Volunteer Janne continues

Take it easy, that’s fast enough!

janneBefore I went to South Africa a lot of people asked me: ‘Janne, please don’t fall in love with South Africa’ and ‘Please come back home after your internship?’ I laughed at them and shrugged it off thinking ‘What a stupid question, why wouldn’t I come home?’
Looking back at those conversations I have to admit that I totally understand why people fall in love with this country. The landscape, the culture, the people… I love it!

I’ve been in Port Elizabeth for quite a while now and I’m happy to be here. The house where I live in is always full of life. Because we are all students and volunteers there is always some sort of activity in which we are involved. Every monday we have dinner at a local hamburger joint, on tuesdays we have very memorable karaoke nights and last but not least we’re participating in an ongoing beerpong tournament on thursdays.

From my internship I received the task to put together a holiday program. Izizwe projects wants to organise fun activities during the holidays of the children from Walmer township.

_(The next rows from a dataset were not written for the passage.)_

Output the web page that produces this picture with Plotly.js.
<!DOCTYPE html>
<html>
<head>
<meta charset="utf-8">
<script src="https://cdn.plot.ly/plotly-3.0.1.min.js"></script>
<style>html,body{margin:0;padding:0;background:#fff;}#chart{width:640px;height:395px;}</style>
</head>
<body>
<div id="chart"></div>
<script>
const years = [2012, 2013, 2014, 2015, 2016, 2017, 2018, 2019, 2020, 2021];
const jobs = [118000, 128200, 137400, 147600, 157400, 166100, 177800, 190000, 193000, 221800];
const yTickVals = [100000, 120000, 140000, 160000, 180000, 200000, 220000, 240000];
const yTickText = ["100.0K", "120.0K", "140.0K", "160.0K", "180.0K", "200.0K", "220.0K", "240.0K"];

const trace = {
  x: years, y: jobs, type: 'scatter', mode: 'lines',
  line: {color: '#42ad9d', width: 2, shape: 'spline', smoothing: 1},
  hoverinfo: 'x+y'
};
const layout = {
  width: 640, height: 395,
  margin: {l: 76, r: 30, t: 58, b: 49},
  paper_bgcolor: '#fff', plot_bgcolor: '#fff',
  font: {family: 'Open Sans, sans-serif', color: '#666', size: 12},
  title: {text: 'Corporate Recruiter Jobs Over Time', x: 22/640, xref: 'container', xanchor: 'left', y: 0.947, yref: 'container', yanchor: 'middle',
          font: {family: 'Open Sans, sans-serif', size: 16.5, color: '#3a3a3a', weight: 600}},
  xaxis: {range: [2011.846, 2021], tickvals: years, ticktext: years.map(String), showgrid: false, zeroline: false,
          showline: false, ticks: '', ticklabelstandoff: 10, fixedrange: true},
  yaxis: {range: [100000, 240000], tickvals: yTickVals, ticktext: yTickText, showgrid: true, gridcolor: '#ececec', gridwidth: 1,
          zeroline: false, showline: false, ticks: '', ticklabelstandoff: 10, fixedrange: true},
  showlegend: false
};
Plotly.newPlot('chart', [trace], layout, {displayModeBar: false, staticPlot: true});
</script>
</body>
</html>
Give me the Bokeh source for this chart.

This way we hope to keep the children of the streets and minimise the chances of them going astray
We tackled this challenge with a group of people composed of interns and inhabitants of the township. The volunteers designed a couple of activities and together with Theo, inhabitant of Walmer and a seasoned organiser of those programs, we gave these activities shape. The end result was a very succesful week full of happiness and smiles.

I’m no stranger to organizing events, I’ve done it before back home in the Netherlands. I never expected it to be such a different experience to organise an event in this country though. If you schedule a meeting at 9am in the Netherlands, everybody is present at 9am sharp. It didn’t take long for me to notice that the culture here is a little bit different. Everybody walks in on different times and by that I mean way past the set time. At first this was reason for panic, because we are used to working with a strict time schedule. But as the day continued I was able to laugh it off because we are so not used to this loose interpretation of time.

During the first few weeks I had to get used to the unstructured way of living in South Africa. It really bothered me if I wanted to go out for drinks and the taxi arrived 20 minutes late. Now the ‘African times’ are starting to grow on me and I busted myself on one occasion of being shocked that I wasn’t ‘ready to go’ and the taxi arrived right on time.

There’s a time for everything. And that works just fine!